Spare a thought then for one "livid" breastfeeding mum whose "control freak" mother-in-law ignored her bub's cow's milk allergy, despite being aware of it.
In a post to Mumsnet, the author shared that she is on a strict "no dairy" diet, due to her baby's condition. After being invited to dinner, the mum said she'd informed her mother-in-law three times about her dietary requirements.
"I even messaged this morning to say even no seasoning that contains dairy," she writes. "Fast forward to me tucking into chicken breast and plain potatoes her partner lets slip about the ready basted chicken in the bag being so handy ...basted in ... butter."
Unfazed, the author's MIL simply said she'd peeled the skin off once it was cooked.
By this stage, however, the mum said she'd already eaten " a decent chunk of it" and there was "no turning back".
"I'm so f***ing angry," she said. "I was so shocked I didn't say a single word but I wish I had."
The frustrated mum explained that she was ready to call her mother-in-law and say they're not coming again for dinner "until she's willing to respect something as vital as an allergen."

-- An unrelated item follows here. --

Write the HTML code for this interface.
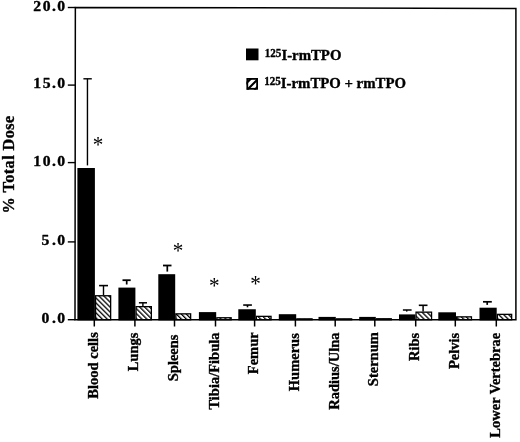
<!DOCTYPE html>
<html><head><meta charset="utf-8"><title>Biodistribution chart</title>
<style>
html,body{margin:0;padding:0;background:#fff;}
body{width:520px;height:442px;overflow:hidden;}
svg{display:block;}
text{font-family:"Liberation Serif","Times New Roman",Times,serif;fill:#000;}
.b{font-weight:bold;stroke:#000;stroke-width:0.35px;stroke-linejoin:round;}
</style></head><body>
<svg width="520" height="442" viewBox="0 0 520 442">
<defs>
<pattern id="h" width="3.5" height="3.5" patternUnits="userSpaceOnUse" patternTransform="rotate(-45)">
<rect x="0" y="0" width="1.3" height="3.5" fill="#000"/>
</pattern>
</defs>
<rect width="520" height="442" fill="#fff"/>
<path d="M75.35 7.5L515.9 8.4L515.9 319.8L75.0 319.7Z" fill="none" stroke="#000" stroke-width="1.5" stroke-linejoin="miter"/>
<line x1="67.8" y1="7.5" x2="75.3" y2="7.5" stroke="#000" stroke-width="1.4"/>
<text class="b" font-size="14" x="0.31 8.75 17.05 21.79" transform="translate(32.9 10.5) scale(1.12 1)">20.0</text>
<line x1="67.8" y1="85.1" x2="75.3" y2="85.1" stroke="#000" stroke-width="1.4"/>
<text class="b" font-size="14" x="0.31 8.75 17.05 21.79" transform="translate(32.9 88.1) scale(1.12 1)">15.0</text>
<line x1="67.8" y1="162.6" x2="75.3" y2="162.6" stroke="#000" stroke-width="1.4"/>
<text class="b" font-size="14" x="0.31 8.75 17.05 21.79" transform="translate(32.9 165.6) scale(1.12 1)">10.0</text>
<line x1="67.8" y1="241.9" x2="75.3" y2="241.9" stroke="#000" stroke-width="1.4"/>
<text class="b" font-size="14" x="7.77 17.05 21.79" transform="translate(32.9 244.9) scale(1.12 1)">5.0</text>
<line x1="67.8" y1="319.7" x2="75.3" y2="319.7" stroke="#000" stroke-width="1.4"/>
<text class="b" font-size="14" x="7.77 17.05 21.79" transform="translate(32.9 322.7) scale(1.12 1)">0.0</text>
<line x1="94.3" y1="319.7" x2="94.3" y2="326.5" stroke="#000" stroke-width="1.5"/>
<line x1="134.9" y1="319.7" x2="134.9" y2="326.5" stroke="#000" stroke-width="1.5"/>
<line x1="174.5" y1="319.7" x2="174.5" y2="326.5" stroke="#000" stroke-width="1.5"/>
<line x1="215.5" y1="319.7" x2="215.5" y2="326.5" stroke="#000" stroke-width="1.5"/>
<line x1="254.6" y1="319.7" x2="254.6" y2="326.5" stroke="#000" stroke-width="1.5"/>
<line x1="295.4" y1="319.7" x2="295.4" y2="326.5" stroke="#000" stroke-width="1.5"/>
<line x1="335.2" y1="319.7" x2="335.2" y2="326.5" stroke="#000" stroke-width="1.5"/>
<line x1="374.8" y1="319.7" x2="374.8" y2="326.5" stroke="#000" stroke-width="1.5"/>
<line x1="415.7" y1="319.7" x2="415.7" y2="326.5" stroke="#000" stroke-width="1.5"/>
<line x1="455.3" y1="319.7" x2="455.3" y2="326.5" stroke="#000" stroke-width="1.5"/>
<line x1="496.3" y1="319.7" x2="496.3" y2="326.5" stroke="#000" stroke-width="1.5"/>
<rect x="77.4" y="168.00" width="17.5" height="152.40" fill="#000"/>
<rect x="118.4" y="287.60" width="17.0" height="32.80" fill="#000"/>
<rect x="158.3" y="274.20" width="16.9" height="46.20" fill="#000"/>
<rect x="198.9" y="312.10" width="17.3" height="8.30" fill="#000"/>
<rect x="238.3" y="309.25" width="17.5" height="11.15" fill="#000"/>
<rect x="278.8" y="314.20" width="17.4" height="6.20" fill="#000"/>
<rect x="318.5" y="316.90" width="17.3" height="3.50" fill="#000"/>
<rect x="359.2" y="316.90" width="16.6" height="3.50" fill="#000"/>
<rect x="399.0" y="314.40" width="16.4" height="6.00" fill="#000"/>
<rect x="438.3" y="312.30" width="17.7" height="8.10" fill="#000"/>
<rect x="479.5" y="307.70" width="17.2" height="12.70" fill="#000"/>
<rect x="95.55" y="295.75" width="15.10" height="24.00" fill="url(#h)" stroke="#000" stroke-width="1.3"/>
<rect x="136.05" y="306.65" width="15.30" height="13.10" fill="url(#h)" stroke="#000" stroke-width="1.3"/>
<rect x="175.85" y="313.85" width="14.80" height="5.90" fill="url(#h)" stroke="#000" stroke-width="1.3"/>
<rect x="216.85" y="317.75" width="14.30" height="2.00" fill="url(#h)" stroke="#000" stroke-width="1.3"/>
<rect x="256.45" y="316.35" width="14.60" height="3.40" fill="url(#h)" stroke="#000" stroke-width="1.3"/>
<rect x="296.85" y="318.85" width="15.20" height="0.90" fill="url(#h)" stroke="#000" stroke-width="1.3"/>
<rect x="336.45" y="318.85" width="15.20" height="0.90" fill="url(#h)" stroke="#000" stroke-width="1.3"/>
<rect x="376.45" y="318.75" width="14.80" height="1.00" fill="url(#h)" stroke="#000" stroke-width="1.3"/>
<rect x="416.05" y="312.15" width="15.50" height="7.60" fill="url(#h)" stroke="#000" stroke-width="1.3"/>
<rect x="456.65" y="316.85" width="14.80" height="2.90" fill="url(#h)" stroke="#000" stroke-width="1.3"/>
<rect x="497.35" y="314.35" width="14.30" height="5.40" fill="url(#h)" stroke="#000" stroke-width="1.3"/>
<path d="M83.4 78.8H91.8" stroke="#000" stroke-width="1.4" fill="none"/>
<path d="M87.45 78.8V165.4" stroke="#000" stroke-width="1.4" fill="none"/>
<path d="M122.5 280.2H130.7" stroke="#000" stroke-width="1.8" fill="none"/>
<path d="M126.7 280.2V284.5" stroke="#000" stroke-width="1.7" fill="none"/>
<path d="M163 265.5H171.5" stroke="#000" stroke-width="1.8" fill="none"/>
<path d="M167.3 265.5V271.6" stroke="#000" stroke-width="1.7" fill="none"/>
<path d="M243.2 305.05H251.9" stroke="#000" stroke-width="1.6" fill="none"/>
<path d="M247.5 305.05V307.3" stroke="#000" stroke-width="1.6" fill="none"/>
<path d="M402.9 310H411.6" stroke="#000" stroke-width="1.5" fill="none"/>
<path d="M406.7 310V311.6" stroke="#000" stroke-width="1.5" fill="none"/>
<path d="M483 301.8H491.8" stroke="#000" stroke-width="1.7" fill="none"/>
<path d="M487.2 301.8V304.9" stroke="#000" stroke-width="1.7" fill="none"/>
<path d="M99.1 285.6H108" stroke="#000" stroke-width="1.6" fill="none"/>
<path d="M103.5 285.6V295.1" stroke="#000" stroke-width="1.4" fill="none"/>
<path d="M138.9 302.8H147" stroke="#000" stroke-width="1.5" fill="none"/>
<path d="M142.9 302.8V306" stroke="#000" stroke-width="1.4" fill="none"/>
<path d="M418.8 305.3H427.5" stroke="#000" stroke-width="1.6" fill="none"/>
<path d="M423.1 305.3V311.5" stroke="#000" stroke-width="1.5" fill="none"/>
<text class="b" font-size="14.5" text-anchor="end" transform="translate(97.7 332.2) rotate(-90)">Blood cells</text>
<text class="b" font-size="14.5" text-anchor="end" transform="translate(138.4 332.6) rotate(-90)">Lungs</text>
<text class="b" font-size="14.5" text-anchor="end" transform="translate(177.6 334.5) rotate(-90)">Spleens</text>
<text class="b" font-size="14.5" text-anchor="end" transform="translate(218.9 332.5) rotate(-90)">Tibia/Fibula</text>
<text class="b" font-size="14.5" text-anchor="end" transform="translate(258.0 332.3) rotate(-90)">Femur</text>
<text class="b" font-size="14.5" text-anchor="end" transform="translate(299.0 333.2) rotate(-90)">Humerus</text>
<text class="b" font-size="14.5" text-anchor="end" transform="translate(338.7 332.4) rotate(-90)">Radius/Ulna</text>
<text class="b" font-size="14.5" text-anchor="end" transform="translate(378.2 332.2) rotate(-90)">Sternum</text>
<text class="b" font-size="14.5" text-anchor="end" transform="translate(419.4 332.8) rotate(-90)">Ribs</text>
<text class="b" font-size="14.5" text-anchor="end" transform="translate(458.7 332.8) rotate(-90)">Pelvis</text>
<text class="b" font-size="14.5" text-anchor="end" transform="translate(499.7 332.8) rotate(-90)">Lower Vertebrae</text>
<text class="b" font-size="16.2" letter-spacing="0.45" transform="translate(13.9 213.4) rotate(-90)">% Total Dose</text>
<rect x="246" y="48.5" width="12.5" height="11.8" fill="#000"/>
<clipPath id="lc"><rect x="246.4" y="78" width="11.6" height="11.7"/></clipPath>
<g clip-path="url(#lc)"><path d="M247 90L258.5 78.5M239.6 90L251.1 78.5M254.4 90L265.9 78.5" stroke="#000" stroke-width="2.1" fill="none"/></g>
<rect x="247.3" y="78.9" width="9.8" height="9.9" fill="none" stroke="#000" stroke-width="1.8"/>
<text class="b" font-size="14.8" x="264.8" y="59.8"><tspan font-size="11.5" dy="-2.9" textLength="16.6" lengthAdjust="spacingAndGlyphs">125</tspan><tspan dy="2.9">I-rmTPO</tspan></text>
<text class="b" font-size="14.8" x="264.2" y="88.3"><tspan font-size="11.5" dy="-2.9" textLength="16.6" lengthAdjust="spacingAndGlyphs">125</tspan><tspan dy="2.9">I-rmTPO + rmTPO</tspan></text>
<text font-size="23.5" text-anchor="middle" transform="translate(98.1 151.8) scale(0.9 1)">*</text>
<text font-size="23.5" text-anchor="middle" transform="translate(178.1 258.1) scale(0.9 1)">*</text>
<text font-size="23.5" text-anchor="middle" transform="translate(214.4 292.8) scale(0.9 1)">*</text>
<text font-size="23.5" text-anchor="middle" transform="translate(255.6 290.7) scale(0.9 1)">*</text>
</svg></body></html>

"[The] same woman point-blank refused to see [the baby] had a cow's milk allergy as the doctors are always coming up with new silly things," she wrote. "Yeah cause the nearly eight hours of crying a day and sore nappies were mine and the doctor's imagination."
Adding that she was up for a literal shit few days, the mum said her husband had offered to call his mum for her.
"I think he's just scared I'm going to let loose about it," she said. "So maybe I'll let him do the talking in case I lose my head."
Responses to the mum's story were polarising.
"Wow just wow. I wouldn't let that woman near me or my dc (dear children) ever again," one commenter wrote.
Others, however, felt she was overreacting.
"She said she took the skin off the potatoes which demonstrates ignorance more than malice," one woman wrote. "Try to educate her rather than berate her."
According to ASCIA, the peak professional body of clinical immunology/allergy specialists in Australia and New Zealand, around two per cent of infants have a cow's milk allergy. Allergic reactions range from mild to severe. While most children outgrow cow's milk allergy by the age of three to five years, in some people cow's milk allergy may not be outgrown.
ASCIA also notes that breastfeeding mothers may sometimes need to remove cow's milk protein from their diet. "The need to avoid cow's milk protein by a breastfeeding mother should be confirmed by your child's medical specialist," they write.